Are you currently renting and thinking about buying? Perhaps you would prefer to be paying a mortgage for a home you will eventually own rather than ‘wasting your money’ on rent ?

Rents are currently falling in Dublin but rising everywhere else.  According to the latest report (February 2021) from www.daft.ie  the average monthly rent in Dublin was rent in Dublin was € 1,414 – 0.9% higher than the previous year. For this sum of money over 35 years at 2.35% ( best 3 year fixed rate in Ireland on 90% loans ) you could pay a mortgage of € 405,000 BUT to justify this mortgage amount you would need a joint income in excess of  €  115,700 ! And simply paying this rent on a monthly basis for the last one or more years will not guarantee the lender that you have the continuing ability to pay back a mortgage. So buy or keep renting ? John Lowe of MoneyDoctors.ie discusses 5 important considerations :

  1. Current rent – would you be better off converting your monthly rent into a mortgage repayment ? Your monthly rent WILL help toward establishing an ability to repay especially if the mortgage you are going to apply for has repayments less than your current rent. Rent together with any additional savings will confirm that ability.
  2. Costs – rent normally includes building insurance, Local Property Tax, maintenance, repairs, gardening ( if there is one ) and all furnishings. Buying your own place you have all these costs and should be factored in to the comparison plus other costs such as legals, stamp duty, valuation.. then once you own it, the internal costs… utilities ( electricity, gas, TV license etc ), bin charges, housing association expenses etc. Doing a pre-budget is essential.
  3. Lifestyle – are you at a stage in life where planning your financial life needs to start sooner than later ? What is your top financial priority NOW ? Do you want the responsibility and all that goes with that of owning a home NOW ? Does your work keep you in one place where it again might make sense to buy your own place especially during these pandemic times ? The risk of course is that the property you buy may not be worth what you paid for it when you come to sell it.
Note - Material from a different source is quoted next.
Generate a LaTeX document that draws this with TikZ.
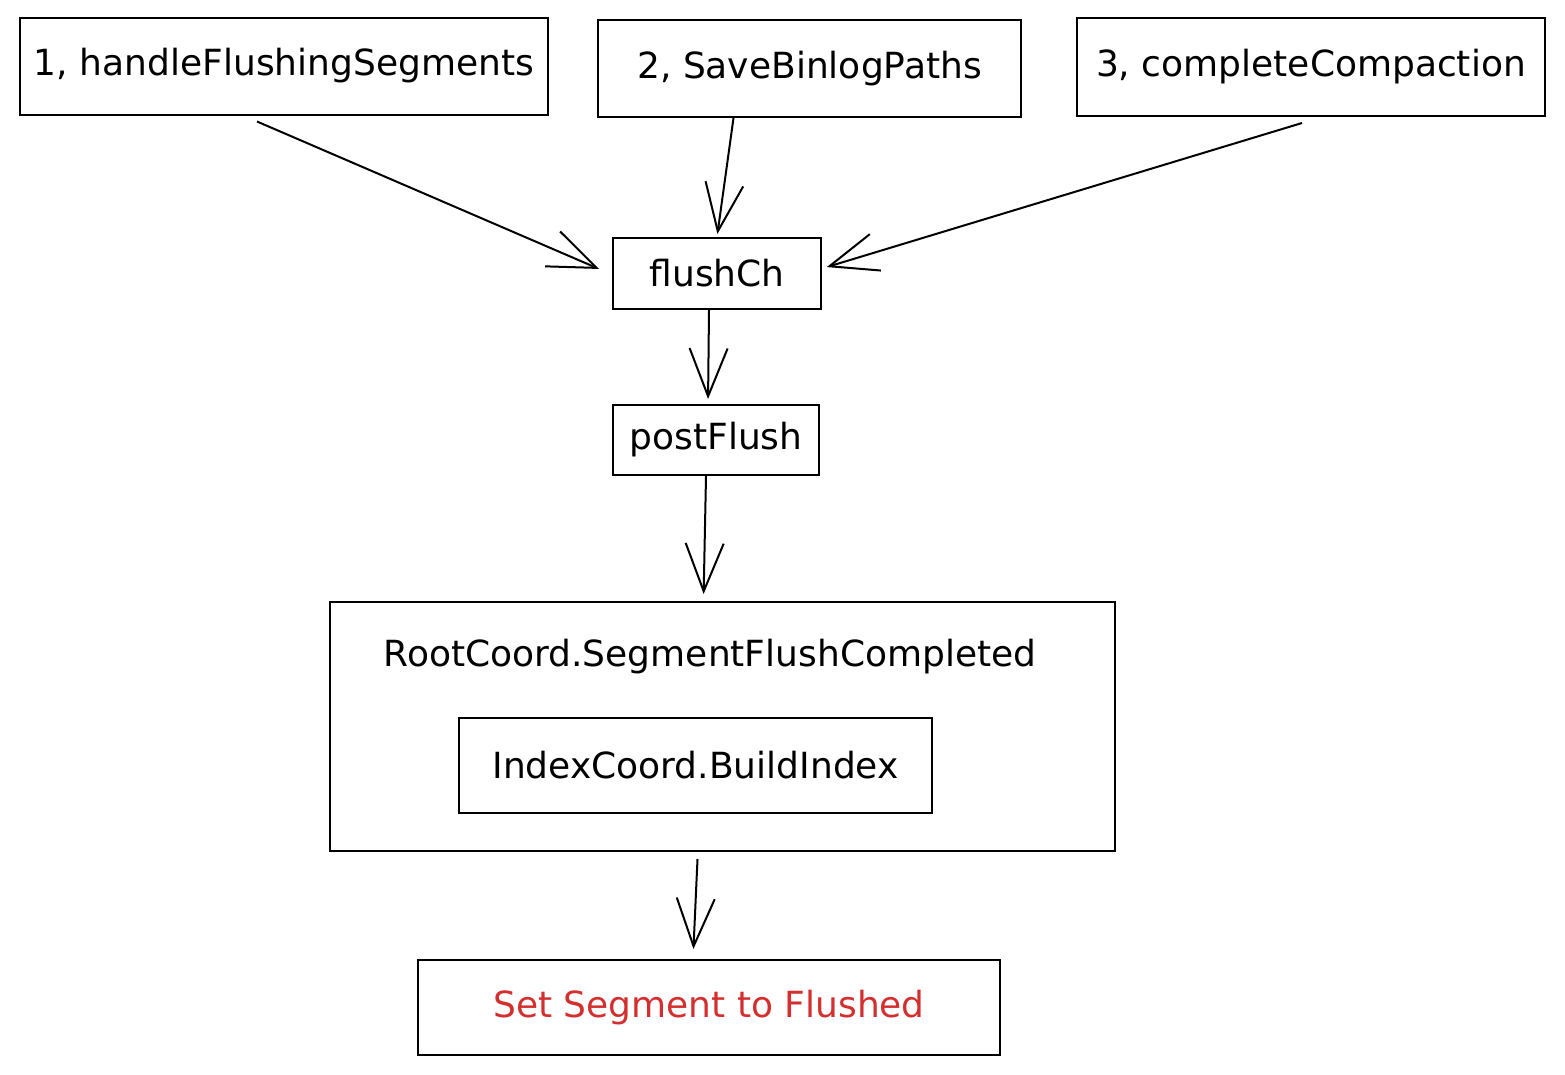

The 2008 recession is proof of that. All investment is based on the return being made with the exception of your home… you need somewhere to live.
  4. Income – all lending is based on the ability to repay. You might have a property worth € 500,000 and looking to borrowing only € 100,000 but if you do not have the income to repay that loan, no lender will approve that application. Under Central Bank guidelines, applicants can only borrow up to 3½ times annual gross income whether single or joint application. Other considerations are overtime, bonuses and dividends/profits. Employment has to be permanent – so no probation period or PUP/EWSS payments. You will also need to have a good credit history…no missed payments plus a well conducted current account. Check with the Irish Credit Bureau ( icb.ie ) or www.centralcreditregister.ie – it’s free and only takes a couple of days.
  5. Savings – not only will you require at least 10% of the purchase price of your new home ( if you qualify for the Help to Buy Scheme on new or self- build homes where your last 4 years’ income tax and DIRT tax paid may determine the grant up to 10% or € 30,000 – whichever is the lesser – and a maximum purchase price of € 500,000 – so effectively you could receive € 30,000 on a new home costing € 300,000 and therefore only requiring the ancillary costs – valuation, stamp duty, legal fees plus outlay + VAT ) and moving in costs, but you will also be required to have a saving ethic established – at least 6 months saving record – so the new monthly mortgage repayment does not come as a complete shock to you.

Whatever you do, take professional advice and start on the path to owning your own home.